Foundation in faith and family guides Harrison County Sheriff’s Deputy

David Barnette, Harrison County Sheriff's Office (Piney Woods News Photo)
David Barnette, Harrison County Sheriff’s Office (Piney Woods News Photo)

From Staff Reports,

HARRISON COUNTY – David C. Barnette, 55, has been a deputy with the Harrison County Sheriff’s Office since 2012, and like most law enforcement officers, he doesn’t like attention.

“Anything that we do here is a combination of teamwork – everyone from the dispatchers to the jailers to the deputies on patrol contributes to the work we are able to accomplish,” Barnette said humbly. “No one man can do all of this.”

Lt. Jay Webb of the Harrison County Sheriff’s Office said of Barnette, “He is being modest in talking about his abilities,” Webb said. In fact, the day before the interview took place, Barnette, during a regular traffic stop on a reckless driver in Harrison County, was able to arrest an individual on several charges, including a felony of manufacturing and delivering drugs. He confiscated around 78 grams of methamphetamines.

“Though David is older, he has the heart of a rookie. He knows all the questions to ask,” Webb said.

Barnette smiled, and said he was just doing the job he was supposed to do.

The Texarkana native graduated from Kilgore College in 2012, and received his bachelor degree from Wiley College in 2015. His current roles with the Harrison County Sheriff’s Office include being on patrol and serving as the department’s mental health transport deputy. He is also a certified firearms instructor, and serves on the HCSO’s emergency response team.

When asked why he decided to become a deputy sheriff, Barnette handed over a paper he wrote for a class at Wiley College. “This will explain it all,” he said.

Growing up as the fifth son of six boys, Barnette called his upbringing normal. “Having a two-parent family was a definite blessing. My mother taught me to stand up for what I believe in and to respect women in general. She encouraged me and loved me unconditionally.”

“My father emphasized the importance of respect for others regardless of being rich or poor, race or ethnicity, Christian or sinner.
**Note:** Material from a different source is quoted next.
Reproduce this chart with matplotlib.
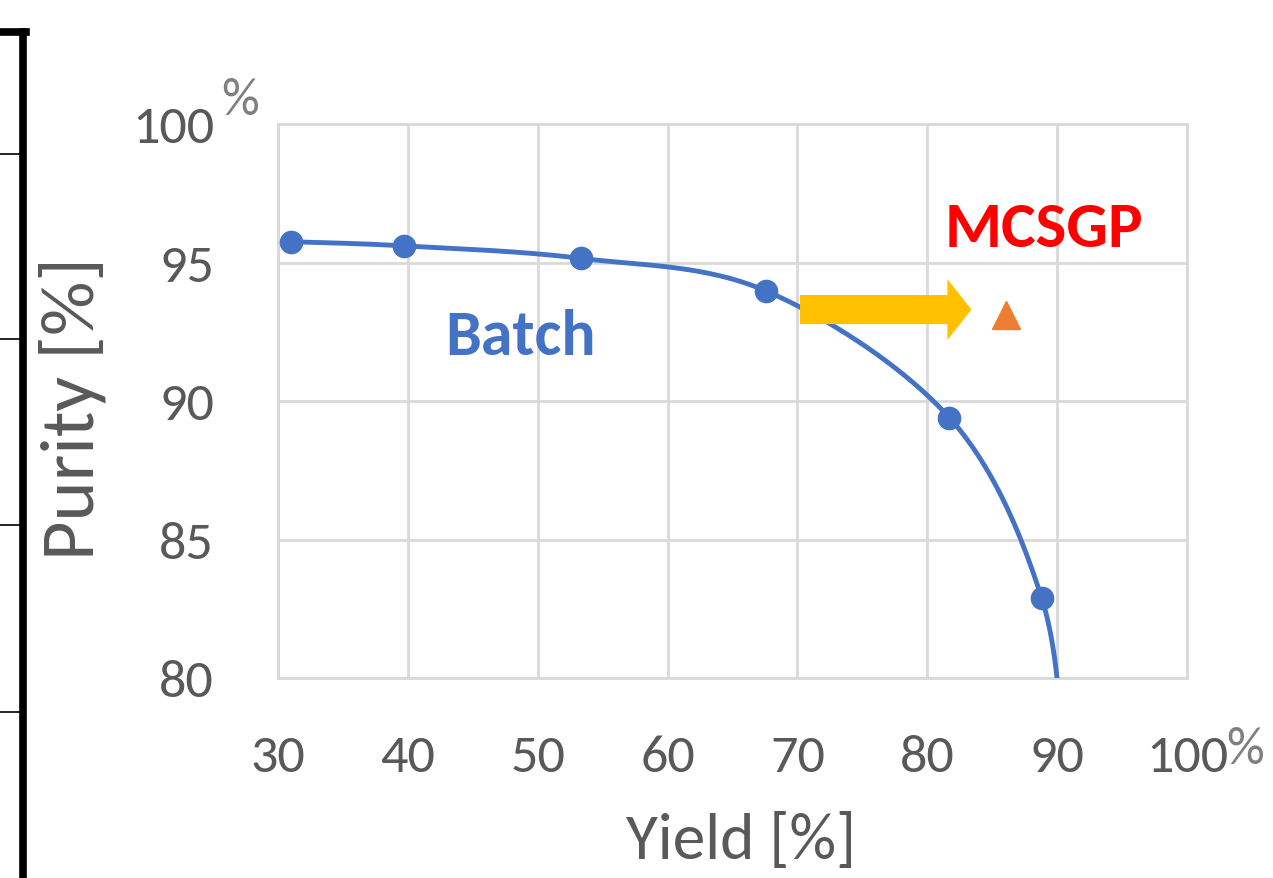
import numpy as np
import matplotlib.pyplot as plt
from matplotlib import font_manager
from matplotlib.lines import Line2D
from matplotlib.patches import FancyArrow

# data
batch_yield = [31.0, 39.7, 53.3, 67.6, 81.7, 88.8]
batch_purity = [95.75, 95.6, 95.15, 93.97, 89.4, 82.9]
# tail of the curve runs below the axis and gets clipped
tail_yield = [90.6]
tail_purity = [76.5]
mcsgp_yield = [86.1]
mcsgp_purity = [93.1]
arrow_start = (70.2, 93.3)
arrow_end = 83.4

x_ticks = [30, 40, 50, 60, 70, 80, 90, 100]
y_ticks = [80, 85, 90, 95, 100]

names = {f.name for f in font_manager.fontManager.ttflist}
font = 'Lato'
for cand in ['Carlito', 'Liberation Sans Narrow', 'Roboto Condensed', 'Open Sans Condensed']:
    if cand in names:
        font = cand
        break
plt.rcParams['font.family'] = [font, 'DejaVu Sans']

blue = '#4472C4'
grey_txt = '#595959'
grid_c = '#D9D9D9'
W, H = 1273, 879


def smooth(xs, ys, sx, sy, n=40):
    # Excel-like smoothed line (Bezier through points)
    P = np.column_stack([np.asarray(xs) * sx, np.asarray(ys) * sy])
    Q = np.vstack([P[0], P, P[-1]])
    out = []
    for i in range(len(P) - 1):
        p0, p1 = Q[i + 1], Q[i + 2]
        c1 = p0 + (Q[i + 2] - Q[i]) / 6
        c2 = p1 - (Q[i + 3] - Q[i + 1]) / 6
        t = np.linspace(0, 1, n)[:, None]
        seg = ((1 - t) ** 3) * p0 + 3 * ((1 - t) ** 2) * t * c1 + 3 * (1 - t) * t ** 2 * c2 + t ** 3 * p1
        out.append(seg)
    out = np.vstack(out)
    return out[:, 0] / sx, out[:, 1] / sy


fig = plt.figure(figsize=(12.73, 8.79), dpi=100)
ax = fig.add_axes([278 / W, 1 - 679 / H, 909 / W, 554 / H])
ax.set_xlim(30, 100)
ax.set_ylim(80, 100)

sx = 909 / 70
sy = 554 / 20
lx, ly = smooth(batch_yield + tail_yield, batch_purity + tail_purity, sx, sy)
ax.plot(lx, ly, color=blue, lw=3.5, zorder=3)
ax.plot(batch_yield, batch_purity, 'o', color=blue, ms=16, zorder=4)
ax.plot(mcsgp_yield, mcsgp_purity, '^', color='#ED7D31', ms=20, zorder=4)

ax.add_patch(FancyArrow(arrow_start[0], arrow_start[1], arrow_end - arrow_start[0], 0,
                        width=1.05, head_width=2.2, head_length=1.85,
                        length_includes_head=True, color='#FFC000', lw=0, zorder=5))

ax.text(48.65, 91.7, 'Batch', color=blue, fontsize=46, fontweight='bold',
        ha='center', va='baseline')
ax.text(88.95, 95.6, 'MCSGP', color='#FF0000', fontsize=47, fontweight='bold',
        ha='center', va='baseline')

ax.set_xticks(x_ticks)
ax.set_yticks(y_ticks)
ax.set_xticklabels([str(v) for v in x_ticks])
ax.set_yticklabels([str(v) for v in y_ticks])
ax.tick_params(length=0, labelsize=39, colors=grey_txt)
ax.tick_params(axis='x', pad=40)
ax.tick_params(axis='y', pad=46)
ax.grid(True, color=grid_c, lw=2)
for s in ax.spines.values():
    s.set_color(grid_c)
    s.set_linewidth(2)

# the raised percent signs next to 100
fig.text(240 / W, 1 - 101 / H, '%', fontsize=38, color='#7F7F7F', ha='center', va='center')
fig.text(1245 / W, 1 - 750 / H, '%', fontsize=38, color='#7F7F7F', ha='center', va='center')

fig.text(73 / W, 1 - 409 / H, 'Purity [%]', rotation=90, fontsize=55, color=grey_txt,
         ha='center', va='center')
fig.text(741 / W, 1 - 842 / H, 'Yield [%]', fontsize=47, color=grey_txt,
         ha='center', va='center')

# remains of a table border on the left edge
fig.add_artist(Line2D([23 / W, 23 / W], [0, 1 - 33 / H], color='black', lw=5.5))
fig.add_artist(Line2D([0, 26 / W], [1 - 33 / H, 1 - 33 / H], color='black', lw=5.5))
for yy in [155, 340, 526, 713]:
    fig.add_artist(Line2D([0, 20 / W], [1 - yy / H, 1 - yy / H], color='black', lw=1.2))

fig.savefig('out.png', dpi=100, facecolor='white')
He made certain that I dressed appropriately, and that I said yes sir or yes ma’am, maintained my grades, and made certain we were in church on Sundays,” Barnette said.

During his early childhood, Barnette said he wanted to go into law enforcement, but it was until he lost someone close to him that he felt like he could go into that career.

It was his foundation that he got from his parents that helped him know that was really what he needed to do. “From an early age, it has always bothered me to see someone being picked on or abused. There has always been an internal mechanism that goes into automatic overdrive that has caused me to intervene in disputes or try and prevent someone form being taken advantage of. It’s an inner strength that give me the courage, conviction and self-confidence to do what I must do on a day-to-basis,” he said.

“I believe this inner-strength is a direct derivative of my upbringing, my faith in God, and knowing that my time on this earth is severely limited. In fact, I often think that if the worst happens one day, that eternal life awaits and I will see those that have gone on before me … it will be a homecoming,” Barnette smiles as he talks about his family and faith.

“Having this faith is my secret to my confidence and strength, and no mortal man can ever take this away from me though I may lose everything else this world has to offer,” he explained.

Barnette’s good ethics and strong character has never gone unnoticed at the Harrison County Sheriff’s Office. Lt. Webb said, “David was reserve deputy of the year. When he was reservist, he was allowed to have a car … we don’t ever give a reserve deputy a car. He is a valuable asset here.” After eight months of services as a reserve deputy, Barnette went to work full-time.

Listening to Lt. Webb speak caused Barnette to sincerely blush. He brushes away any compliments by directing conversation to the department as a whole. “I am grateful for the opportunities that the Sheriff and they have given me.”

“An individual must also find the career that give him or her fulfillment and self-efficacy or they will never be truly happy … to have a career that is in essence answering a calling and allows an individual to sue their inner-strengths or gifts from God gives one bearing, purpose and meaning in life that is far greater than any paycheck,” Barnette said.

When asked what he would tell anyone who was looking into getting in law enforcement, Barnette paused. “I would recommend that they go to any agency and ask if they can do a ride-a-long. Of course, there are some liabilities, and some agencies may not be able to do that. But if they can do a ride-a-long, I think that would help anyone make a decision about this is a career.”

If he had to clear up any misconceptions that everyday citizens have about law enforcement officers, Barnette said it would be about race relations. “We do not profile people in regards to race, we profile in regards to criminal activity.”

In his free time, Barnette is like most men in east Texas. He likes to hunt and shoot, and is a member of the East Texas Pistol and Rifle Club. He collects World War II items, and spends time with family.

Barnette wrote at the conclusion of his college paper, “I am living my life in such a way that you are never too old to stop learning or to pursue your dream. I’m still not sure where I’ll end up, but have never felt so strongly of being on the right track then I do today, this hour and this minute.”

His final sentence seemed to sum up Barnette’s mantra in life – “Never give up.”